>> Begin

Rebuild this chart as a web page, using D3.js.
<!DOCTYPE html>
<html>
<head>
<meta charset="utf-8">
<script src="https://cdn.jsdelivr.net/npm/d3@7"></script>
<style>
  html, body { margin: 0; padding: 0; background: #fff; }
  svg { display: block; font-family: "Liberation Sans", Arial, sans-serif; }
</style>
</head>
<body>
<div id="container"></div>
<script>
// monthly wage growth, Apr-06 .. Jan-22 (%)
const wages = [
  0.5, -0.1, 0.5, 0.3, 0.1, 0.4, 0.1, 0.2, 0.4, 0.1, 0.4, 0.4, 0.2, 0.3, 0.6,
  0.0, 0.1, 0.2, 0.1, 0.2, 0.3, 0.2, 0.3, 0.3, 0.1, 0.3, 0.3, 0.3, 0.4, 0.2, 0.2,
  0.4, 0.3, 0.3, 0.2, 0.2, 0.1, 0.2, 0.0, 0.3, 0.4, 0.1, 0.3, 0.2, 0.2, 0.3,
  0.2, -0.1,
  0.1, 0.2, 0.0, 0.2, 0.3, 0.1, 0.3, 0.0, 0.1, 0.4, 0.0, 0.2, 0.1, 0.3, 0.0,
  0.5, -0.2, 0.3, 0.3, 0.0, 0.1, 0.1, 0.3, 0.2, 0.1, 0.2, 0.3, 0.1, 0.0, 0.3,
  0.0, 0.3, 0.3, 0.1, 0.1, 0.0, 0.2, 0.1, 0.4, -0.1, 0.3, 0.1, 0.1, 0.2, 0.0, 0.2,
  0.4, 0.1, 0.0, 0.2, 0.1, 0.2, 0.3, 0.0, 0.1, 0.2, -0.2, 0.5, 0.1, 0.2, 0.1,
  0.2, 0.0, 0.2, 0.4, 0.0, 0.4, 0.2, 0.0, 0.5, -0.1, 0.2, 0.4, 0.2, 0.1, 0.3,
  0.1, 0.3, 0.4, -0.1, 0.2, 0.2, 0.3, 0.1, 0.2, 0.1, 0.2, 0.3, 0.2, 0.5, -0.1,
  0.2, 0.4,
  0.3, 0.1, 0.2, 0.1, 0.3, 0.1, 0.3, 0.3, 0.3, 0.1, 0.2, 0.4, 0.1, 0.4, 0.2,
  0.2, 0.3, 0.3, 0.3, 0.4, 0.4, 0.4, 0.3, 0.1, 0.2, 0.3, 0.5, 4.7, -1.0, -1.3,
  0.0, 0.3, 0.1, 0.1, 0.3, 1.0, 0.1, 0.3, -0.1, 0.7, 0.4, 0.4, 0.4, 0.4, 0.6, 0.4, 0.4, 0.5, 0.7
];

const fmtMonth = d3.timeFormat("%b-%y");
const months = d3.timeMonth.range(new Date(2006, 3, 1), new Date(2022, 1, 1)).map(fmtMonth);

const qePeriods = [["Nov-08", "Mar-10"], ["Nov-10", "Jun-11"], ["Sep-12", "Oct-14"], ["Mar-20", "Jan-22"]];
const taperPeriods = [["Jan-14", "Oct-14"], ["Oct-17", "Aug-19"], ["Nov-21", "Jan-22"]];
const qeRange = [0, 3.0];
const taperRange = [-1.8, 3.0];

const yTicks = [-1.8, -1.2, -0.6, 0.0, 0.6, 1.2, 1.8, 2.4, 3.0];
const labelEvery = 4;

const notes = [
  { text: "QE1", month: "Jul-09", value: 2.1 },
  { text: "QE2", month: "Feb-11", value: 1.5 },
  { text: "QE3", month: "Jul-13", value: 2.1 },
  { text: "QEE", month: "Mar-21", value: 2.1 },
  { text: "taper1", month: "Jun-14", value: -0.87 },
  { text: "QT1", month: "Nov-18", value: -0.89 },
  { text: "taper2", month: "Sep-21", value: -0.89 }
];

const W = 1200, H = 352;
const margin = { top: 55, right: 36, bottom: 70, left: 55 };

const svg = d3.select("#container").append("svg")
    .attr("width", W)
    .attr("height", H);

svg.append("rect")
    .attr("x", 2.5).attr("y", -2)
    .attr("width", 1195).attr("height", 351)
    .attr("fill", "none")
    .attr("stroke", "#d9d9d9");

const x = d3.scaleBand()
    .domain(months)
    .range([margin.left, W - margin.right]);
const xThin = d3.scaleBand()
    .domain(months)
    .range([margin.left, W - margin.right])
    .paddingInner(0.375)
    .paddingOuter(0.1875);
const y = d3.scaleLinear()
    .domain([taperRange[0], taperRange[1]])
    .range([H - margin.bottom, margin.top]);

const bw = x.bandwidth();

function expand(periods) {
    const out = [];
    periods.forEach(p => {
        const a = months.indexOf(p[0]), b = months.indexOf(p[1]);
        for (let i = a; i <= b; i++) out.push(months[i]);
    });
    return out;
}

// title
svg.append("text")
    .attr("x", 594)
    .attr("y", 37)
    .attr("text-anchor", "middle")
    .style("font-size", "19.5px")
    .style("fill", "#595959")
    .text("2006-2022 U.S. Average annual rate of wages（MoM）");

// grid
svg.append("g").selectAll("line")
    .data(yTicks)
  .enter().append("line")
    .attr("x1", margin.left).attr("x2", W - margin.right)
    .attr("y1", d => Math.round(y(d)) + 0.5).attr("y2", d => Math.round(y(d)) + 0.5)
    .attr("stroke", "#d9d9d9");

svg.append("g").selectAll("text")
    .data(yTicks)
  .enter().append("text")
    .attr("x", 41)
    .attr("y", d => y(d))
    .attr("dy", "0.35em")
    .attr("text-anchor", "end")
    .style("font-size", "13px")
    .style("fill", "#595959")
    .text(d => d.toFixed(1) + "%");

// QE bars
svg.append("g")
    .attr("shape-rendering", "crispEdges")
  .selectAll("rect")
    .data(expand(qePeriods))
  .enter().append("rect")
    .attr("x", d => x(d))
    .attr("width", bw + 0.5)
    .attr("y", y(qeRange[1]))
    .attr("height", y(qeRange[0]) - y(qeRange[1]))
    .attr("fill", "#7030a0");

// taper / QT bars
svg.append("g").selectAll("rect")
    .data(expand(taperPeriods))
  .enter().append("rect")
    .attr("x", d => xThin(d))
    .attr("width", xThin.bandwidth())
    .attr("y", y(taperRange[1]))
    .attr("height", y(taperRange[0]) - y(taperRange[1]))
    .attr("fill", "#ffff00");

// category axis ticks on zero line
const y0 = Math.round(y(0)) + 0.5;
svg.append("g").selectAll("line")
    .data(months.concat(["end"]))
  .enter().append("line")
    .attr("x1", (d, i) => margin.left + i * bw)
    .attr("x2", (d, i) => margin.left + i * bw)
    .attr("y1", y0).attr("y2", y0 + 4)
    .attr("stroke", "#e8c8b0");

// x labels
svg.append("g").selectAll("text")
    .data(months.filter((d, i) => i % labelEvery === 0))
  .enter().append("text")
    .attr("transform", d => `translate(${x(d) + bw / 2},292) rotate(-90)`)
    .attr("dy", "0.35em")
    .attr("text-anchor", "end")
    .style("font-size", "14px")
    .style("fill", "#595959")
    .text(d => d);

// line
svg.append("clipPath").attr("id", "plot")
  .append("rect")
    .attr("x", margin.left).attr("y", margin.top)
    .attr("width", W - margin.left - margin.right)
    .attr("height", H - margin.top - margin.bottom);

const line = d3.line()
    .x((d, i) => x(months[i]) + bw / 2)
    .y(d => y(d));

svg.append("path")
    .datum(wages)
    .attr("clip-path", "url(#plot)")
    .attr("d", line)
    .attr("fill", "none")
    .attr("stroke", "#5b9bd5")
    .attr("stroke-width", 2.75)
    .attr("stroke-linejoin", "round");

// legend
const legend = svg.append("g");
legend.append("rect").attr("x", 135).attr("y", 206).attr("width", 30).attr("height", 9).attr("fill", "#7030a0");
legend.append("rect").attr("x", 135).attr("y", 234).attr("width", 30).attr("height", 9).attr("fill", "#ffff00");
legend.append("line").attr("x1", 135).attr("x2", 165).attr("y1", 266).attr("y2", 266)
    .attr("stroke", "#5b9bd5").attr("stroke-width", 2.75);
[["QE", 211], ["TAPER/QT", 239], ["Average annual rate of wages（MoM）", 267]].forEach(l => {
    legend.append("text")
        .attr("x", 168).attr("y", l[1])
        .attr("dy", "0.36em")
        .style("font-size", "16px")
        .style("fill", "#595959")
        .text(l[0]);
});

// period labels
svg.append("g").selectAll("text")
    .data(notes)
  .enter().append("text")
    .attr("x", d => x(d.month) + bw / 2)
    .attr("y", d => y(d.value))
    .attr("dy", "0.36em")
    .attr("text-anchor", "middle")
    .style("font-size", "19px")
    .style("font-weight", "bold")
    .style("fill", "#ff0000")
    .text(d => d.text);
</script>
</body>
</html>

>> End

_The exercise_
Print, please, the lines from the first line of the material through the line that contains "const months = d3.timeMonth.range(new", exactly as written and with nothing added.

_Task response_
Rebuild this chart as a web page, using D3.js.
<!DOCTYPE html>
<html>
<head>
<meta charset="utf-8">
<script src="https://cdn.jsdelivr.net/npm/d3@7"></script>
<style>
  html, body { margin: 0; padding: 0; background: #fff; }
  svg { display: block; font-family: "Liberation Sans", Arial, sans-serif; }
</style>
</head>
<body>
<div id="container"></div>
<script>
// monthly wage growth, Apr-06 .. Jan-22 (%)
const wages = [
  0.5, -0.1, 0.5, 0.3, 0.1, 0.4, 0.1, 0.2, 0.4, 0.1, 0.4, 0.4, 0.2, 0.3, 0.6,
  0.0, 0.1, 0.2, 0.1, 0.2, 0.3, 0.2, 0.3, 0.3, 0.1, 0.3, 0.3, 0.3, 0.4, 0.2, 0.2,
  0.4, 0.3, 0.3, 0.2, 0.2, 0.1, 0.2, 0.0, 0.3, 0.4, 0.1, 0.3, 0.2, 0.2, 0.3,
  0.2, -0.1,
  0.1, 0.2, 0.0, 0.2, 0.3, 0.1, 0.3, 0.0, 0.1, 0.4, 0.0, 0.2, 0.1, 0.3, 0.0,
  0.5, -0.2, 0.3, 0.3, 0.0, 0.1, 0.1, 0.3, 0.2, 0.1, 0.2, 0.3, 0.1, 0.0, 0.3,
  0.0, 0.3, 0.3, 0.1, 0.1, 0.0, 0.2, 0.1, 0.4, -0.1, 0.3, 0.1, 0.1, 0.2, 0.0, 0.2,
  0.4, 0.1, 0.0, 0.2, 0.1, 0.2, 0.3, 0.0, 0.1, 0.2, -0.2, 0.5, 0.1, 0.2, 0.1,
  0.2, 0.0, 0.2, 0.4, 0.0, 0.4, 0.2, 0.0, 0.5, -0.1, 0.2, 0.4, 0.2, 0.1, 0.3,
  0.1, 0.3, 0.4, -0.1, 0.2, 0.2, 0.3, 0.1, 0.2, 0.1, 0.2, 0.3, 0.2, 0.5, -0.1,
  0.2, 0.4,
  0.3, 0.1, 0.2, 0.1, 0.3, 0.1, 0.3, 0.3, 0.3, 0.1, 0.2, 0.4, 0.1, 0.4, 0.2,
  0.2, 0.3, 0.3, 0.3, 0.4, 0.4, 0.4, 0.3, 0.1, 0.2, 0.3, 0.5, 4.7, -1.0, -1.3,
  0.0, 0.3, 0.1, 0.1, 0.3, 1.0, 0.1, 0.3, -0.1, 0.7, 0.4, 0.4, 0.4, 0.4, 0.6, 0.4, 0.4, 0.5, 0.7
];

const fmtMonth = d3.timeFormat("%b-%y");
const months = d3.timeMonth.range(new Date(2006, 3, 1), new Date(2022, 1, 1)).map(fmtMonth);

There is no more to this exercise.